U.S. President Joe Biden has commuted the death sentence for a serial killer and ex-Marine who killed two young girls at a park in Zion on Mother’s Day in 2005.
Jorge Avila-Torrez, a Zion native, pleaded guilty to two counts of first-degree murder in Lake County Circuit Court on September 18, 2018.
As part of the negotiated plea, he was sentenced by Lake County Judge Daniel Shanes to 100 years in prison. The judge called him a serial killer during the sentencing.
Laura Hobbs, 8, and Krystal Tobias, 9, were murdered in Beulah Park Nature Area in Zion on May 8, 2005.
A witness saw the girls talking to someone who looked like Avila-Torrez, who was 16 years old at the time, according to court documents.
The girls did not return home that evening and a search party was deployed.
Hobbs’s father and grandfather eventually found the girls the next morning in a wooded area of the park.
Police and paramedics arrived and confirmed the girls were dead after suffering multiple stab wounds, court documents said.
Hobbs was stabbed 20 times. She suffered wounds to her abdomen, side and back as well as horizontal stab wounds perforating her eyelids.
Officials also discovered a significant amount of male DNA in Hobbs’s right hand.
Tobias was stabbed 11 times. She suffered wounds in her stomach, intestines, liver, neck, windpipe and cervical spine.
Jerry Hobbs, Laura Hobbs’s father who was a convicted felon, was arrested within days and charged in the murders after confessing to the crime.
Jerry Hobbs, who spent five years in jail awaiting trial, was excluded as a suspect based on DNA analysis after evidence collected during the autopsy was sent to the crime laboratory, court documents said.
He later filed a lawsuit against police in Waukegan, Vernon Hills, Zion and each of the cities, along with then-Lake County State’s Attorney Michael Waller, and received over $7.5 million for the wrongful arrest.
The lab also tested semen found on Hobbs’s clothing and body but officials were unable to determine a source.
The DNA records were put into a nationwide database and periodically checked for a match.

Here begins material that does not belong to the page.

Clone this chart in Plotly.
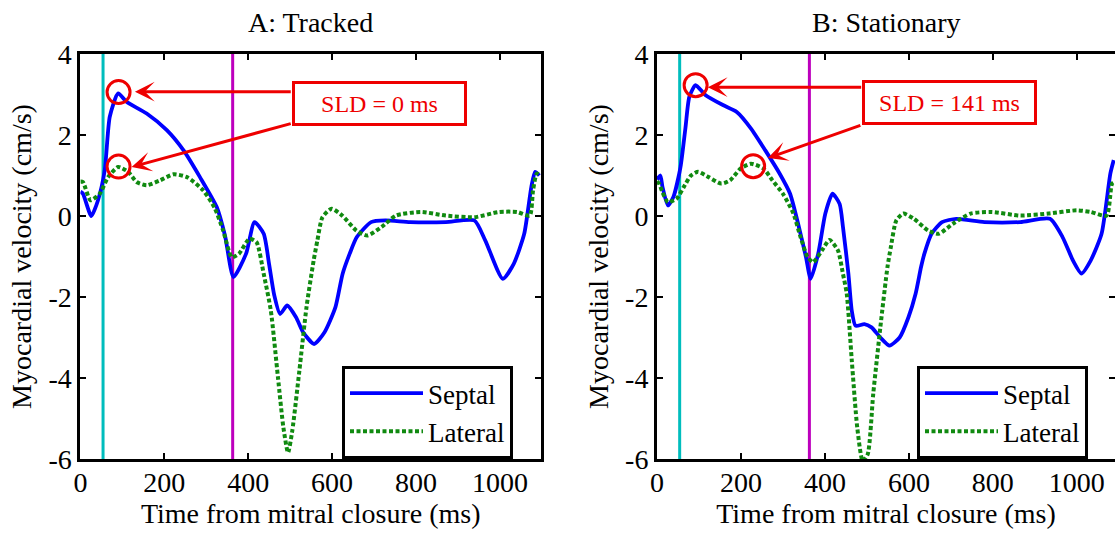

In July 2019, Avila-Torrez murdered Amanda Jean Snell, 20, who was a Petty Officer Second Class for the U.S. Navy, at Keith Hall at Joint Base Myer-Henderson Hall in Arlington, Virginia, prosecutors said.
Avila-Torrez was a corporal in the U.S. Marine Corps and lived in a room on the same deck as Snell.
He was not arrested until February 2010 after he abducted two women and sexually assaulted one of them, leaving her on the side of the road after strangling her, in Arlington, Virginia.
He also attempted to abduct and rob another woman in a separate incident.
Court documents said Avila-Torrez’s DNA was entered into the system after those crimes and he was found to be a potential match in the Zion murders.
Further testing showed that Avila-Torrez was a match for the clothing and body DNA as only one in every 985 quadrillion individuals would be expected to have the same profile.
Avila-Torrez was sentenced to five life sentences without parole in December 2010 for the Virginia abductions and later sentenced by a jury to death for the Snell murder in April 2014.
On Monday, U.S. President Joe Biden announced he was commuting the sentences of 37 out of 40 individuals who were on federal death row.
The sentences were reclassified from execution to life without the possibility of parole.
Avila-Torrez was among the 37 individuals who had their death sentences commuted.
“President Biden has dedicated his career to reducing violent crime and ensuring a fair and effective justice system. He believes that America must stop the use of the death penalty at the federal level, except in cases of terrorism and hate-motivated mass murder – which is why today’s actions apply to all but those cases,” the White House said in a statement.
“When President Biden came into office, his Administration imposed a moratorium on federal executions, and his actions today will prevent the next Administration from carrying out the execution sentences that would not be handed down under current policy and practice,” the statement said.
When reached for comment on Friday, Lake County State’s Attorney Eric Rinehart acknowledged that while Biden has the right to make the decision, he hoped that the president reached out to the Hobbs and Tobias families who were “devasted by this offender’s actions in Lake County.”
“Meaningful family contact is a critical step in our justice system which must always be performed in a trauma-informed way,” Rinehart said, adding that his office had not yet been able to reach out to the family on Friday.
“We will also add that it does not appear the White House or the Department of Justice reached out to our office which handled the state case until the 2018 plea under Former State’s Attorney Nerheim. We do not know if former State’s Attorney Nerheim was contacted,” Rinehart said.
The state’s attorney also said that it cannot be forgotten that the “horrific murders” led prior state’s attorney administrations to seek the Illinois death penalty against the wrong man — Jerry Hobbs.
“All decisions by prosecutors and presidents must be performed carefully and with a victim-centered approach. We hope the White House did that here,” Rinehart said.